Ex-Court Employee Sues Facebook Group Administrator Over Buttocks Video

Lynelle Gae [Photo courtesy Cochise County Sheriff's Office]

A former Cochise County court employee wants $250,000 from the administrator of a Facebook group focused on local courts, crime, and politics who she blames for the loss of her job in July just days after a video of her displaying her buttocks on the porch of her home was posted to the group’s 11,000 members.

Lynelle Gae filed the civil complaint on Sept. 23, alleging David M. Morgan violated state law by publishing an image of her in a state of nudity without her consent and with the intent to cause her harm. In addition to compensation for lost future wages, Gae is seeking punitive damages “as deemed appropriate by the court.”

The video in question was posted on June 27 to Morgan’s Cochise County Courts, Crime, Jail, Justice, & Politics Facebook group. It shows Gae walking out of her house onto a porched area where she then lifts what appears to be a nightgown and displays her buttocks in the direction of a security camera set up by a neighbor.

In January 2019, Gae became the judicial administrative assistant (JAA) for David Thorn of the Cochise County Superior Court. At the time, she was in the midst of an ongoing dispute with the neighbor, Yolanda Moots, about a fence which separates the women’s properties.

Gae won a civil action against Moots in October 2019, but a few months later the neighbors were again the subject of various reports filed by the Bisbee Police Department. Then earlier this year Gae was cited for misdemeanor criminal damage based on footage obtained from the security camera Moots had aimed toward the fence.

There were other police calls and criminal citations after that, including a June 24 citation issued to Gae by Bisbee PD after officers reviewed a video described in the police report as showing an alleged display of nudity, or mooning.

The next day Gae was arrested and booked into the Cochise County jail after officers were called back to Moots’ home to review new video of Gae allegedly engaged in another mooning incident.

It is a snippet of that video which Morgan admits posting on June 27.

Gae’s lawsuit claims she had “a reasonable expectation of privacy” on her porch, which she says is not visible from the street. She also alleges Morgan posted the video to discredit her or her boss, who is married to the chief prosecutor in the Cochise County Attorney’s Office.

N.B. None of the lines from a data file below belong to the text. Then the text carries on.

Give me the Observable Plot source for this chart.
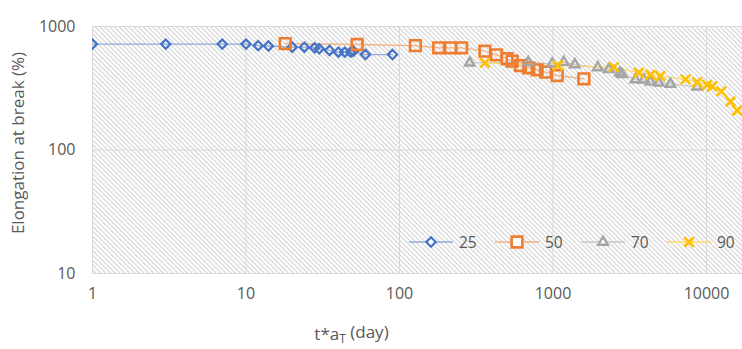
<!DOCTYPE html>
<html>
<head>
<meta charset="utf-8">
<script src="https://cdn.jsdelivr.net/npm/d3@7"></script>
<script src="https://cdn.jsdelivr.net/npm/@observablehq/plot@0.6"></script>
<style>
  html, body { margin: 0; padding: 0; background: #fff; }
  #chart { position: relative; width: 742px; height: 349px; overflow: hidden; font-family: "Open Sans", Roboto, sans-serif; }
  .legend-item { position: absolute; top: 233px; height: 18px; display: flex; align-items: center; color: #595959; font-size: 15.5px; }
  .legend-item span { margin-left: 6px; }
</style>
</head>
<body>
<div id="chart"></div>
<script>
// ---- data ----
const seriesNames = ["25", "50", "70", "90"];
const t25 = [1, 3, 7, 10, 12, 14, 20, 24, 28, 30, 35, 40, 44, 48, 50, 60, 90];
const e25 = [720, 720, 720, 720, 700, 695, 680, 680, 672, 660, 640, 620, 620, 620, 630, 593, 593];
const t50 = [18, 53, 127, 180, 215, 254, 360, 428, 502, 542, 614, 695, 788, 894, 1065, 1590];
const e50 = [728, 715, 700, 672, 672, 672, 631, 590, 548, 524, 483, 463, 446, 427, 401, 377];
const t70 = [287, 690, 988, 1176, 1387, 1959, 2311, 2725, 2821, 3443, 3906, 4317, 4890, 5821, 8690];
const e70 = [508, 512, 499, 514, 492, 466, 450, 422, 409, 372, 370, 356, 350, 342, 325];
const t90 = [360, 1075, 2490, 3622, 4317, 5012, 7300, 8690, 10090, 10890, 12470, 14330, 15850];
const e90 = [508, 483, 469, 422, 407, 396, 373, 354, 337, 327, 298, 247, 209];
const xTicks = [1, 10, 100, 1000, 10000];
const yTicks = [10, 100, 1000];
const xLabelParts = ["t*a", "T", " (day)"];
const xLabel = xLabelParts.join("");
const yLabel = "Elongation at break (%)";

// ---- styles ----
const styles = {
  "25": {color: "#4472C4", line: "#8FAADC", symbol: "diamond2", r: 4.2, sw: 2.2},
  "50": {color: "#ED7D31", line: "#F4B183", symbol: "square2", r: 6.8, sw: 2.6},
  "70": {color: "#A5A5A5", line: "#C9C9C9", symbol: "triangle2", r: 4.5, sw: 2.4},
  "90": {color: "#FFC000", line: "#FFD966", symbol: "times", r: 4.4, sw: 2.6}
};
const tArr = [t25, t50, t70, t90];
const eArr = [e25, e50, e70, e90];
const data = seriesNames.map((s, i) => tArr[i].map((t, j) => ({series: s, t, e: eArr[i][j]})));

const marks = [
  Plot.frame({fill: "url(#hatch)", stroke: null}),
  Plot.gridX(xTicks, {stroke: "#d9d9d9", strokeOpacity: 1}),
  Plot.gridY(yTicks, {stroke: "#d9d9d9", strokeOpacity: 1}),
  Plot.axisX(xTicks, {tickFormat: d => String(d), tickSize: 0, tickPadding: 14, fontSize: 16, label: null}),
  Plot.axisY(yTicks, {tickFormat: d => String(d), tickSize: 0, tickPadding: 17, fontSize: 16, label: null}),
];
data.forEach((d, i) => {
  const st = styles[seriesNames[i]];
  marks.push(Plot.line(d, {x: "t", y: "e", stroke: st.line, strokeWidth: 1.3, clip: true}));
});
data.forEach((d, i) => {
  const st = styles[seriesNames[i]];
  marks.push(Plot.dot(d, {x: "t", y: "e", symbol: () => st.symbol, r: st.r, stroke: st.color, strokeWidth: st.sw, fill: "none", clip: true}));
});
marks.push(Plot.text([xLabel], {text: d => d, frameAnchor: "bottom", textAnchor: "middle", dx: -66, dy: 66, fontSize: 17, fill: "#595959", letterSpacing: "0.8px", className: "xlab"}));
marks.push(Plot.text([yLabel], {text: d => d, frameAnchor: "left", textAnchor: "middle", rotate: -90, dx: -74, dy: -7, fontSize: 17, fill: "#595959", letterSpacing: "1.3px"}));

const svg = Plot.plot({
  width: 742,
  height: 349,
  marginTop: 26,
  marginBottom: 76,
  marginLeft: 92,
  marginRight: 0,
  style: {fontFamily: "'Open Sans', Roboto, sans-serif", fontSize: "15px", color: "#595959", background: "white", overflow: "hidden"},
  x: {type: "log", domain: [1, Math.pow(10, 650 / 153.5)]},
  y: {type: "log", domain: [10, 1000]},
  symbol: {type: "identity"},
  marks
});

const defs = d3.select(svg).insert("defs", ":first-child");
const pat = defs.append("pattern").attr("id", "hatch").attr("patternUnits", "userSpaceOnUse")
  .attr("width", 3.4).attr("height", 3.4).attr("patternTransform", "rotate(-45)");
pat.append("rect").attr("width", 3.4).attr("height", 3.4).attr("fill", "#ffffff");
pat.append("line").attr("x1", 0.6).attr("x2", 0.6).attr("y1", 0).attr("y2", 3.4).attr("stroke", "#d2d2d2").attr("stroke-width", 1.1);

// subscript T in x label
d3.select(svg).selectAll("g.xlab text").each(function () {
  const t = d3.select(this);
  t.text(null);
  t.append("tspan").text(xLabelParts[0]);
  t.append("tspan").attr("dy", "0.3em").attr("font-size", "12px").text(xLabelParts[1]);
  t.append("tspan").attr("dy", "-0.3em").text(xLabelParts[2]);
});

const chart = document.getElementById("chart");
chart.appendChild(svg);

// ---- legend ----
seriesNames.forEach((s, i) => {
  const st = styles[s];
  const item = document.createElement("div");
  item.className = "legend-item";
  item.style.left = (409 + i * 86) + "px";
  const ls = d3.create("svg").attr("width", 44).attr("height", 18);
  ls.append("line").attr("x1", 0).attr("x2", 44).attr("y1", 9).attr("y2", 9).attr("stroke", st.line).attr("stroke-width", 1.3);
  const symMap = {diamond2: d3.symbolDiamond2, square2: d3.symbolSquare2, triangle2: d3.symbolTriangle2, times: d3.symbolTimes};
  ls.append("path").attr("transform", "translate(22,9)")
    .attr("d", d3.symbol(symMap[st.symbol], Math.PI * st.r * st.r)())
    .attr("fill", "white").attr("stroke", st.color).attr("stroke-width", st.sw);
  item.appendChild(ls.node());
  const lab = document.createElement("span");
  lab.textContent = s;
  item.appendChild(lab);
  chart.appendChild(item);
});
</script>
</body>
</html>
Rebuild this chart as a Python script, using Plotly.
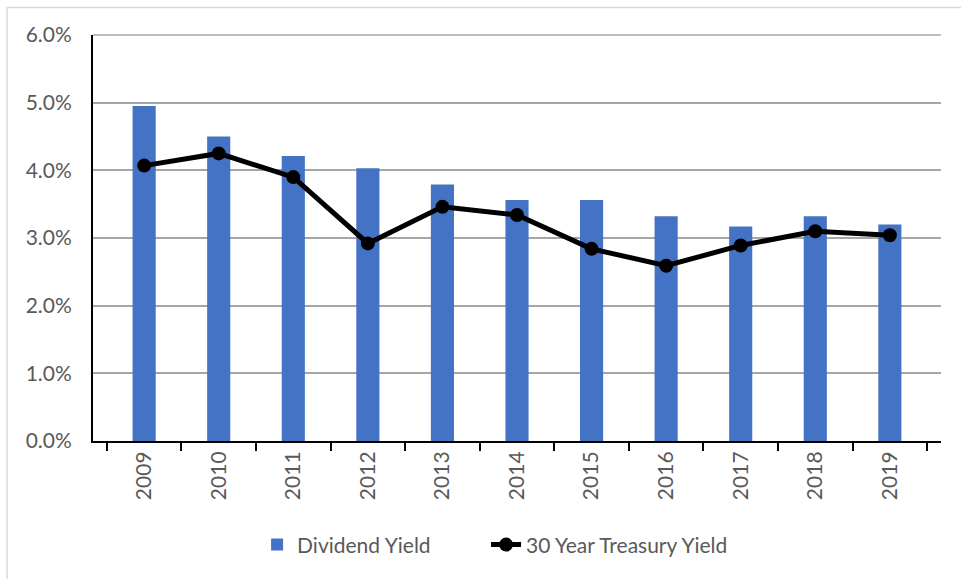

At the time Morgan had a federal First Amendment retaliation lawsuit pending against County Attorney Brian McIntyre and other Cochise County elected officials.

The lawsuit also suggests Gae’s $40,000-a-year job ended July 10 because Morgan’s posting tied the mooning video to her court employment. She also contends the existence of the video on the Internet “will negatively impact Plaintiff’s search for new employment for some time in the foreseeable future…perhaps for the rest of her life.”

However, Gae’s lawsuit makes no mention of the fact she is currently the defendant in 11 criminal misdemeanor prosecutions involving the dispute with Moots dating back to May 22. It also ignores the fact Gae had twice been booked into the Cochise County jail by the time her employment ended.

Gae and her defense attorney have been ordered to appear at the Bisbee Justice Court on Oct. 22 for a pretrial conference on all 11 cases. In the meantime, she is representing herself in the civil action against Morgan, who has until mid-October to file a formal answer.

It’s unclear whether Gae has lodged a criminal complaint against Morgan for what Gae alleges is a violation of Arizona Revised Statute 13-1425(A), which makes it a Class 4 felony to disclose images depicting nudity by electronic means without the consent of the person depicted.

The statute reads in part that it “is unlawful for a person to intentionally disclose an image of another person who is identifiable from the image itself” if the person in the image is depicted in a state of nudity and “the person has a reasonable expectation of privacy.”

The person depicted must also show  the image was disclosed “with the intent to harm, harass, intimidate, threaten or coerce the depicted person.” For purposes of the statute, the term “harm” means physical injury, financial injury, or serious emotional distress.